Özgürlük Üzerine: Rousseau mu, Nietzsche mi?

İnsanlık tarihi boyunca özgürlük kavramı, felsefenin en tartışmalı ve en derin konularından biri olmuştur. Her dönemde insanlar özgürlüğü farklı biçimlerde anlamış, kimileri onu bir hak, kimileri ise bir sorumluluk olarak görmüştür. Bu tartışmanın merkezinde yer alan iki önemli filozof olan Jean-Jacques Rousseau ve  Nietzsche, özgürlüğü farklı bakış açılarından ele almışlardır. Rousseau, “İnsan özgür doğar ama her yerde zincire vurulmuştur.” diyerek insanın doğuştan özgür olduğunu, ancak toplum tarafından kısıtlandığını savunur. Nietzsche ise “Özgürlük, insanın kendine karşı sorumluluk alabilmesidir.” sözüyle özgürlüğü bireyin iç dünyasında, kendi iradesiyle ilişkilendirir. Her iki düşünce de özgürlüğün özünü sorgular, fakat farklı yönleri vurgular.

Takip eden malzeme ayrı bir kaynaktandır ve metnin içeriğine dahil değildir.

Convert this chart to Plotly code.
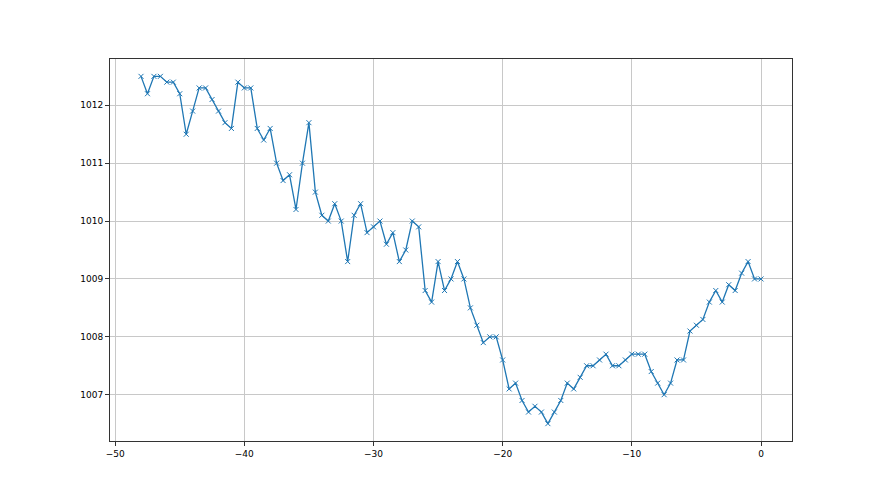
import numpy as np
import plotly.graph_objects as go

hours = [h * 0.5 for h in range(-96, 1)]
pressure = [
    1012.5, 1012.2, 1012.5, 1012.5, 1012.4, 1012.4, 1012.2, 1011.5, 1011.9, 1012.3,
    1012.3, 1012.1, 1011.9, 1011.7, 1011.6, 1012.4, 1012.3, 1012.3, 1011.6, 1011.4,
    1011.6, 1011.0, 1010.7, 1010.8, 1010.2, 1011.0, 1011.7, 1010.5, 1010.1, 1010.0,
    1010.3, 1010.0, 1009.3, 1010.1, 1010.3, 1009.8, 1009.9, 1010.0, 1009.6, 1009.8,
    1009.3, 1009.5, 1010.0, 1009.9, 1008.8, 1008.6, 1009.3, 1008.8, 1009.0, 1009.3,
    1009.0, 1008.5, 1008.2, 1007.9, 1008.0, 1008.0, 1007.6, 1007.1, 1007.2, 1006.9,
    1006.7, 1006.8, 1006.7, 1006.5, 1006.7, 1006.9, 1007.2, 1007.1, 1007.3, 1007.5,
    1007.5, 1007.6, 1007.7, 1007.5, 1007.5, 1007.6, 1007.7, 1007.7, 1007.7, 1007.4,
    1007.2, 1007.0, 1007.2, 1007.6, 1007.6, 1008.1, 1008.2, 1008.3, 1008.6, 1008.8,
    1008.6, 1008.9, 1008.8, 1009.1, 1009.3, 1009.0, 1009.0,
]
x_ticks = [-50, -40, -30, -20, -10, 0]
y_ticks = [1007, 1008, 1009, 1010, 1011, 1012]

fig = go.Figure()
fig.add_trace(go.Scatter(
    x=hours, y=pressure, mode="lines+markers",
    line=dict(color="#1f77b4", width=1.3),
    marker=dict(symbol="x-thin", size=5, color="#1f77b4",
                line=dict(width=1, color="#1f77b4")),
    showlegend=False,
))

axis_common = dict(
    showline=True, linecolor="#333333", linewidth=1, mirror=True,
    ticks="outside", ticklen=4, tickcolor="#333333", tickwidth=1,
    showgrid=True, gridcolor="#c8c8c8", gridwidth=1, zeroline=False,
    tickfont=dict(family="DejaVu Sans", size=9, color="black"),
)
fig.update_xaxes(range=[-50.4, 2.4], tickvals=x_ticks,
                 ticktext=["\u221250", "\u221240", "\u221230", "\u221220", "\u221210", "0"],
                 **axis_common)
fig.update_yaxes(range=[1006.2, 1012.8], tickvals=y_ticks, **axis_common)

fig.update_layout(
    width=880, height=495,
    margin=dict(l=110, r=88, t=59, b=54),
    paper_bgcolor="white", plot_bgcolor="white",
)
fig.write_html("out.html", config={"displayModeBar": False},
               post_script="document.body.style.margin='0';")
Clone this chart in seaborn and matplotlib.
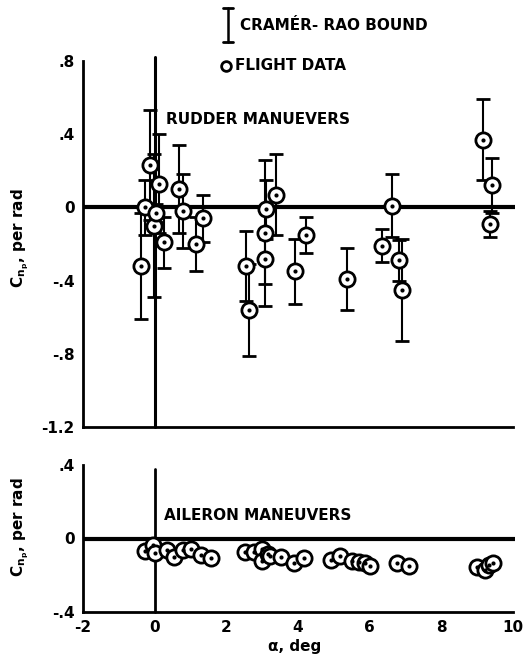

Rousseau’ya göre insan doğası gereği özgür, saf ve iyidir. Ancak toplum, yasalar ve gelenekler  bireyi kalıplara sokar. Bu süreçte insan kendi doğallığını kaybeder ve yapay bir varlığa dönüşür. Rousseau’nun zincir benzetmesi, işte bu toplumsal baskıların sembolüdür. Bu yüzden insan, kendi iradesini değil, toplumun iradesini yaşar.  Rousseau, özgürlüğü bireysel bir başkaldırı değil, toplumsal bir uzlaşma olarak görür. Bu düşünce, özellikle modern demokrasilerin temellerinde yankı bulmuştur.

Nietzsche ise özgürlüğü çok daha kişisel ve içsel bir biçimde ele alır. Ona göre insanın en büyük zinciri toplum değil, kendi korkuları, alışkanlıkları ve zayıflıklarıdır. İnsan, çoğu zaman “sürü ahlakı”na teslim olur; başkalarının doğrularını sorgulamadan benimser. Nietzsche’nin özgürlük anlayışı, bu sürüden ayrılabilme cesaretidir. Gerçek özgürlük, bireyin kendi değerlerini yaratabilmesi, kendi yaşamının anlamını kendisinin belirleyebilmesidir. . Nietzsche’ye göre özgür insan, başkalarının değil, yalnızca kendi vicdanının rehberliğinde yaşar.

Bu noktada iki filozofun özgürlük anlayışlarını karşılaştırdığımızda temel fark netleşir: Rousseau, özgürlüğü toplumla uyum içinde ararken, Nietzsche onu toplumdan koparak bulur. Rousseau’ya göre insanı zincirleyen şey dış dünyadır; Nietzsche’ye göre ise insanın kendi içindeki korku ve itaat eğilimidir. Bugünün dünyasına baktığımızda, Nietzsche’nin yaklaşımı daha günceldir. Modern insan artık fiziki zincirlerle değil, psikolojik ve kültürel zincirlerle kuşatılmıştır. Sosyal medyada onay alma isteği, tüketim kültürünün baskısı, sürekli “başarılı” olma zorunluluğu insanı kendi öz benliğinden uzaklaştırır. Böyle bir ortamda özgürlük, dışsal kuralları yıkmaktan çok, içsel cesareti bulmakla ilgilidir. Bu nedenle Nietzsche’nin “kendine karşı sorumluluk alma” vurgusu, çağımızın en büyük ihtiyacını anlatır.Yine de Rousseau’nun düşüncelerini bütünüyle reddetmek doğru olmaz. Çünkü birey, toplumdan tamamen bağımsız yaşayamaz. İnsan, doğası gereği sosyal bir varlıktır ve ortak yaşamın düzeni, bir ölçüde özgürlüğün sınırlarını belirler. Ancak bu sınırlar, bireyin kendi bilinciyle anlam kazandığında adil olur.

Sonuç olarak, özgürlük ne yalnızca Rousseau’nun dediği gibi toplumsal zincirlerin kırılmasıdır, ne de yalnızca Nietzsche’nin söylediği gibi bireysel cesaretin göstergesidir. Gerçek özgürlük, bu iki anlayışın dengelenmesindedir: İnsan hem toplumun adaletli düzeni içinde var olmalı hem de kendi iç dünyasında özgün ve sorumlu kalabilmelidir.